■ MATERIAL
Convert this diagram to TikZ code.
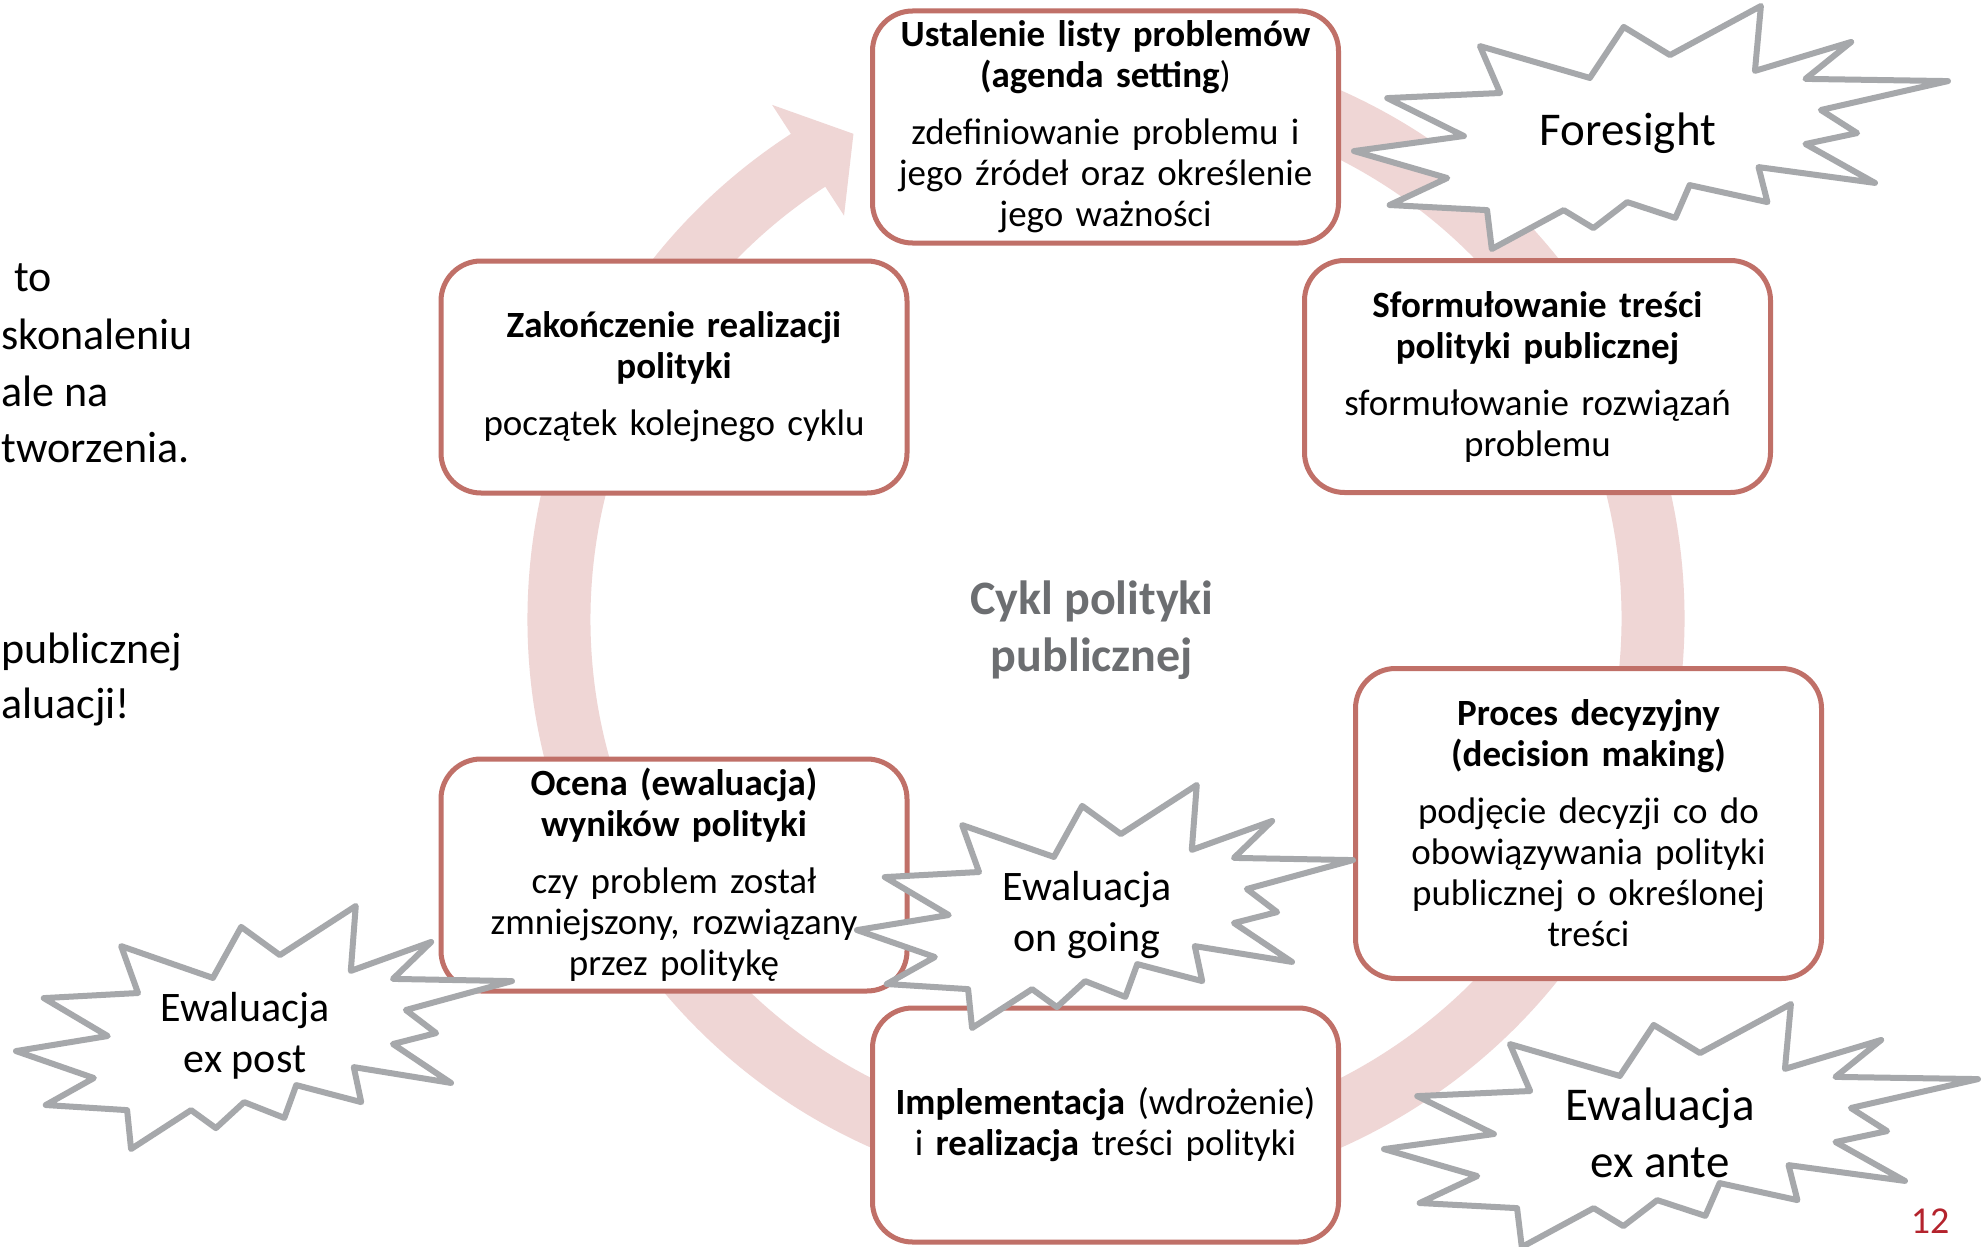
\documentclass[tikz,border=0pt]{standalone}
\usepackage{fontspec}
\setmainfont{Carlito}
\usetikzlibrary{calc}
\definecolor{boxred}{RGB}{192,112,104}
\definecolor{ringpink}{RGB}{239,214,213}
\definecolor{burstgray}{RGB}{166,168,171}
\definecolor{cyklgray}{RGB}{108,110,113}
\definecolor{pagered}{RGB}{180,35,45}
\newcommand\bxfont{\fontsize{18.5}{20.5}\selectfont}
\newcommand\bigburstfont{\fontsize{23.5}{28.5}\selectfont}
\newcommand\smallburstfont{\fontsize{21}{25.5}\selectfont}
\newcommand\sidefont{\fontsize{22}{28}\selectfont}
\tikzset{
  stage/.style={draw=boxred, line width=2.5pt, rounded corners=20pt, fill=white,
    minimum width=233pt, minimum height=116pt, align=center, text width=225pt,
    inner sep=2pt, font=\bxfont},
  burstline/.style={draw=burstgray, fill=white, line width=3pt, line join=round},
  bursttext/.style={align=center, inner sep=0pt},
  sidetext/.style={anchor=base west, inner sep=0pt, font=\sidefont},
  burstshape/.pic={
    \draw[burstline] (0.212,0.165) -- (0.397,0.296) -- (0.454,0.086) -- (0.532,0.202)
      -- (0.685,0.000) -- (0.675,0.267) -- (0.837,0.148) -- (0.760,0.300)
      -- (1.000,0.309) -- (0.786,0.428) -- (0.847,0.523) -- (0.760,0.568)
      -- (0.877,0.728) -- (0.681,0.663) -- (0.696,0.807) -- (0.565,0.737)
      -- (0.541,0.872) -- (0.460,0.807) -- (0.403,0.914) -- (0.353,0.840)
      -- (0.232,1.000) -- (0.224,0.840) -- (0.060,0.819) -- (0.157,0.708)
      -- (0.000,0.597) -- (0.185,0.535) -- (0.056,0.379) -- (0.246,0.358) -- cycle;
  }
}
\begin{document}
\begin{tikzpicture}[x=0.5pt,y=-0.5pt]
\useasboundingbox (0,0) rectangle (1982,1247);
\fill[white] (0,0) rectangle (1982,1247);

% cycle ring with arrow
\coordinate (rc) at (1106,619);
\draw[ringpink, line width=31.5pt] ($(rc)+(-122.5:547)$) arc[start angle=-122.5, end angle=-450, radius=547];
\fill[ringpink] ($(rc)+(-123:613)$) -- ($(rc)+(-117.5:547)$) -- ($(rc)+(-123:481)$) -- cycle;

\node[font=\fontsize{24}{28.5}\selectfont\bfseries, text=cyklgray, align=center] (cykl) at (1092,630) {Cykl polityki\\publicznej};

% stages
\node[stage] (agenda) at (1105.5,127) {{\bfseries Ustalenie listy problemów\\(agenda setting})\\[8pt]zdefiniowanie problemu i\\jego źródeł oraz określenie\\jego ważności};
\node[stage] (form) at (1537.5,376.5) {{\bfseries Sformułowanie treści\\polityki publicznej}\\[8pt]sformułowanie rozwiązań\\problemu};
\node[stage, minimum height=155pt] (decision) at (1588.5,823.5) {{\bfseries Proces decyzyjny\\(decision making)}\\[8pt]podjęcie decyzji co do\\obowiązywania polityki\\publicznej o określonej\\treści};
\node[stage, minimum height=117pt] (impl) at (1105.5,1125) {\textbf{Implementacja} (wdrożenie)\\i \textbf{realizacja} treści polityki};
\node[stage] (ocena) at (674,875) {{\bfseries Ocena (ewaluacja)\\wyników polityki}\\[8pt]czy problem został\\zmniejszony, rozwiązany\\przez politykę};
\node[stage] (koniec) at (674,377) {{\bfseries Zakończenie realizacji\\polityki}\\[8pt]początek kolejnego cyklu};

% bursts
\begin{scope}[shift={(1354,6)}, xscale=594, yscale=243]
  \pic[transform shape] {burstshape};
\end{scope}
\begin{scope}[shift={(1384,1004)}, xscale=594, yscale=243]
  \pic[transform shape] {burstshape};
\end{scope}
\begin{scope}[shift={(857,785)}, xscale=496, yscale=243]
  \pic[transform shape] {burstshape};
\end{scope}
\begin{scope}[shift={(16,906)}, xscale=496, yscale=243]
  \pic[transform shape] {burstshape};
\end{scope}
\node[bursttext, font=\bigburstfont] (foresight) at (1628,133) {Foresight};
\node[bursttext, font=\bigburstfont] (exante) at (1660,1133) {Ewaluacja\\ex ante};
\node[bursttext, font=\smallburstfont] (ongoing) at (1087,915) {Ewaluacja\\on going};
\node[bursttext, font=\smallburstfont] (expost) at (245,1036) {Ewaluacja\\ex post};

% side text (cut at the slide edge)
\node[sidetext] (s1) at (14,291) {to};
\node[sidetext] (s2) at (1,349) {skonaleniu};
\node[sidetext] (s3) at (1,406) {ale na};
\node[sidetext] (s4) at (1,462) {tworzenia.};
\node[sidetext] (s5) at (1,663) {publicznej};
\node[sidetext] (s6) at (1,718) {aluacji!};

\node[text=pagered, font=\fontsize{19}{22}\selectfont] (page) at (1930,1221) {12};
\end{tikzpicture}
\end{document}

■ WHAT YOU HAVE TO DO
Transcribe the full listing above exactly as it stands, minus the pictures.

■ WRITTEN REPLY
Convert this diagram to TikZ code.
\documentclass[tikz,border=0pt]{standalone}
\usepackage{fontspec}
\setmainfont{Carlito}
\usetikzlibrary{calc}
\definecolor{boxred}{RGB}{192,112,104}
\definecolor{ringpink}{RGB}{239,214,213}
\definecolor{burstgray}{RGB}{166,168,171}
\definecolor{cyklgray}{RGB}{108,110,113}
\definecolor{pagered}{RGB}{180,35,45}
\newcommand\bxfont{\fontsize{18.5}{20.5}\selectfont}
\newcommand\bigburstfont{\fontsize{23.5}{28.5}\selectfont}
\newcommand\smallburstfont{\fontsize{21}{25.5}\selectfont}
\newcommand\sidefont{\fontsize{22}{28}\selectfont}
\tikzset{
  stage/.style={draw=boxred, line width=2.5pt, rounded corners=20pt, fill=white,
    minimum width=233pt, minimum height=116pt, align=center, text width=225pt,
    inner sep=2pt, font=\bxfont},
  burstline/.style={draw=burstgray, fill=white, line width=3pt, line join=round},
  bursttext/.style={align=center, inner sep=0pt},
  sidetext/.style={anchor=base west, inner sep=0pt, font=\sidefont},
  burstshape/.pic={
    \draw[burstline] (0.212,0.165) -- (0.397,0.296) -- (0.454,0.086) -- (0.532,0.202)
      -- (0.685,0.000) -- (0.675,0.267) -- (0.837,0.148) -- (0.760,0.300)
      -- (1.000,0.309) -- (0.786,0.428) -- (0.847,0.523) -- (0.760,0.568)
      -- (0.877,0.728) -- (0.681,0.663) -- (0.696,0.807) -- (0.565,0.737)
      -- (0.541,0.872) -- (0.460,0.807) -- (0.403,0.914) -- (0.353,0.840)
      -- (0.232,1.000) -- (0.224,0.840) -- (0.060,0.819) -- (0.157,0.708)
      -- (0.000,0.597) -- (0.185,0.535) -- (0.056,0.379) -- (0.246,0.358) -- cycle;
  }
}
\begin{document}
\begin{tikzpicture}[x=0.5pt,y=-0.5pt]
\useasboundingbox (0,0) rectangle (1982,1247);
\fill[white] (0,0) rectangle (1982,1247);

% cycle ring with arrow
\coordinate (rc) at (1106,619);
\draw[ringpink, line width=31.5pt] ($(rc)+(-122.5:547)$) arc[start angle=-122.5, end angle=-450, radius=547];
\fill[ringpink] ($(rc)+(-123:613)$) -- ($(rc)+(-117.5:547)$) -- ($(rc)+(-123:481)$) -- cycle;

\node[font=\fontsize{24}{28.5}\selectfont\bfseries, text=cyklgray, align=center] (cykl) at (1092,630) {Cykl polityki\\publicznej};

% stages
\node[stage] (agenda) at (1105.5,127) {{\bfseries Ustalenie listy problemów\\(agenda setting})\\[8pt]zdefiniowanie problemu i\\jego źródeł oraz określenie\\jego ważności};
\node[stage] (form) at (1537.5,376.5) {{\bfseries Sformułowanie treści\\polityki publicznej}\\[8pt]sformułowanie rozwiązań\\problemu};
\node[stage, minimum height=155pt] (decision) at (1588.5,823.5) {{\bfseries Proces decyzyjny\\(decision making)}\\[8pt]podjęcie decyzji co do\\obowiązywania polityki\\publicznej o określonej\\treści};
\node[stage, minimum height=117pt] (impl) at (1105.5,1125) {\textbf{Implementacja} (wdrożenie)\\i \textbf{realizacja} treści polityki};
\node[stage] (ocena) at (674,875) {{\bfseries Ocena (ewaluacja)\\wyników polityki}\\[8pt]czy problem został\\zmniejszony, rozwiązany\\przez politykę};
\node[stage] (koniec) at (674,377) {{\bfseries Zakończenie realizacji\\polityki}\\[8pt]początek kolejnego cyklu};

% bursts
\begin{scope}[shift={(1354,6)}, xscale=594, yscale=243]
  \pic[transform shape] {burstshape};
\end{scope}
\begin{scope}[shift={(1384,1004)}, xscale=594, yscale=243]
  \pic[transform shape] {burstshape};
\end{scope}
\begin{scope}[shift={(857,785)}, xscale=496, yscale=243]
  \pic[transform shape] {burstshape};
\end{scope}
\begin{scope}[shift={(16,906)}, xscale=496, yscale=243]
  \pic[transform shape] {burstshape};
\end{scope}
\node[bursttext, font=\bigburstfont] (foresight) at (1628,133) {Foresight};
\node[bursttext, font=\bigburstfont] (exante) at (1660,1133) {Ewaluacja\\ex ante};
\node[bursttext, font=\smallburstfont] (ongoing) at (1087,915) {Ewaluacja\\on going};
\node[bursttext, font=\smallburstfont] (expost) at (245,1036) {Ewaluacja\\ex post};

% side text (cut at the slide edge)
\node[sidetext] (s1) at (14,291) {to};
\node[sidetext] (s2) at (1,349) {skonaleniu};
\node[sidetext] (s3) at (1,406) {ale na};
\node[sidetext] (s4) at (1,462) {tworzenia.};
\node[sidetext] (s5) at (1,663) {publicznej};
\node[sidetext] (s6) at (1,718) {aluacji!};

\node[text=pagered, font=\fontsize{19}{22}\selectfont] (page) at (1930,1221) {12};
\end{tikzpicture}
\end{document}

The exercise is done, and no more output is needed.